_WRITTEN TASK:_ Return each line containing "matplotlib".
____________________
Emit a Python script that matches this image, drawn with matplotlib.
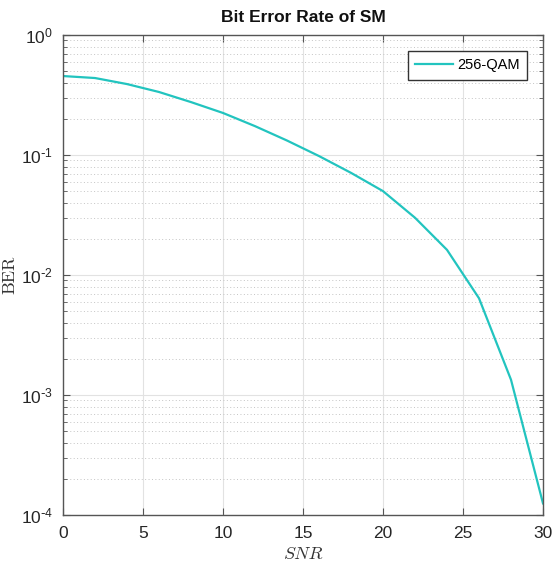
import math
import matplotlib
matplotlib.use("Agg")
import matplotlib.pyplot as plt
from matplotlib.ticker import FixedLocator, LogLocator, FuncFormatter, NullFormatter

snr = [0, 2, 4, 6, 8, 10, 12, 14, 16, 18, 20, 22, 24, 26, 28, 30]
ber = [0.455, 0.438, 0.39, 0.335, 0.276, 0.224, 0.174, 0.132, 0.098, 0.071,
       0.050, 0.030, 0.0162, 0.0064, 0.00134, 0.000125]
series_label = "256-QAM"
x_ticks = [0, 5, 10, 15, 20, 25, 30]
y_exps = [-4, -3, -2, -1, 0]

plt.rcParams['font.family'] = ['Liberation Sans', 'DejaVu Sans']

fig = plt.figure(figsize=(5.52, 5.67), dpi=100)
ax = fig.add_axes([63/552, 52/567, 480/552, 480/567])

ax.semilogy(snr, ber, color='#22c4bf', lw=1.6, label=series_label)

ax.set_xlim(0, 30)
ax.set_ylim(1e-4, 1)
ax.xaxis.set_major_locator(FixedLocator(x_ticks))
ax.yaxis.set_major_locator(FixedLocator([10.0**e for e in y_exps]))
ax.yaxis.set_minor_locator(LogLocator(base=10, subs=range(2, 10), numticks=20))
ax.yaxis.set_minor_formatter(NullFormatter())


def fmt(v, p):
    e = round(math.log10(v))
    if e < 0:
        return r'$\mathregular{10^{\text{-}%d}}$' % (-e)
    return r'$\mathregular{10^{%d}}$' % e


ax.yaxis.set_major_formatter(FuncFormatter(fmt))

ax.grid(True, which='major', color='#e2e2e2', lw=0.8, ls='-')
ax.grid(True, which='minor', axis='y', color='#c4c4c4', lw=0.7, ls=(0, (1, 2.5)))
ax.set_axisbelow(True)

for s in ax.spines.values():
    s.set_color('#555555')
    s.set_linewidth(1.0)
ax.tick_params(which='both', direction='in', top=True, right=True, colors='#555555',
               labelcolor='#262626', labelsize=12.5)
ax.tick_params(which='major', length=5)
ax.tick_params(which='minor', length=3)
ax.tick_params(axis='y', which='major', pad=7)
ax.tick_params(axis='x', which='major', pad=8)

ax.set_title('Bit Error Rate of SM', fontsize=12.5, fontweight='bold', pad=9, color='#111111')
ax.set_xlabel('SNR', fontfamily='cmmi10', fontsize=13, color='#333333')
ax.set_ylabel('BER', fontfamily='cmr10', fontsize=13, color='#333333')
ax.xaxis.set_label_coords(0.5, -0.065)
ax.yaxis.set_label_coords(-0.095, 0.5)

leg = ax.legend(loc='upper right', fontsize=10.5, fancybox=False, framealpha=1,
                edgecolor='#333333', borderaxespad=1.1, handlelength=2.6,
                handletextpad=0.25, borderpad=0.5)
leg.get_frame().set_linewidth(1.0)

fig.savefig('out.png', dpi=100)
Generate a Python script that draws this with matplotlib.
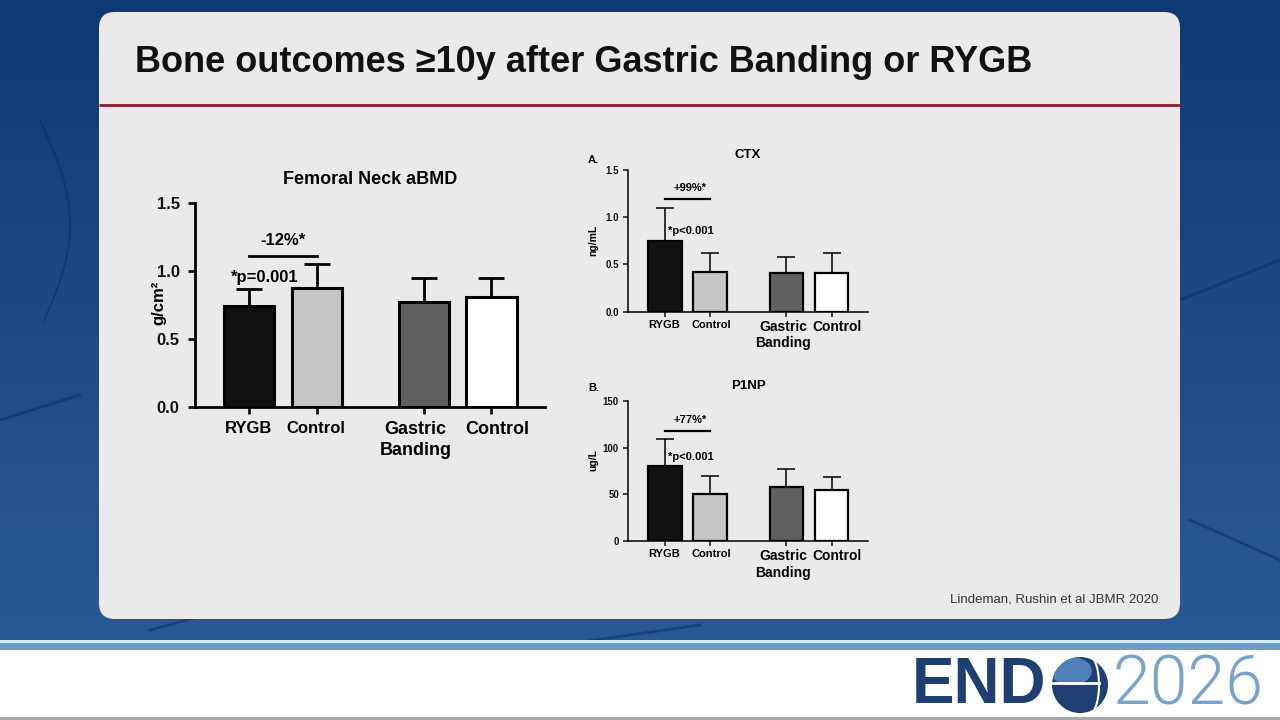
____________________
_REPLY TO THE TASK:_
Emit a Python script that matches this image, drawn with matplotlib.
import matplotlib
matplotlib.use("Agg")
import matplotlib.pyplot as plt
from matplotlib.ticker import FixedLocator, LogLocator, FuncFormatter, NullFormatter
Generate a Python script that draws this with matplotlib.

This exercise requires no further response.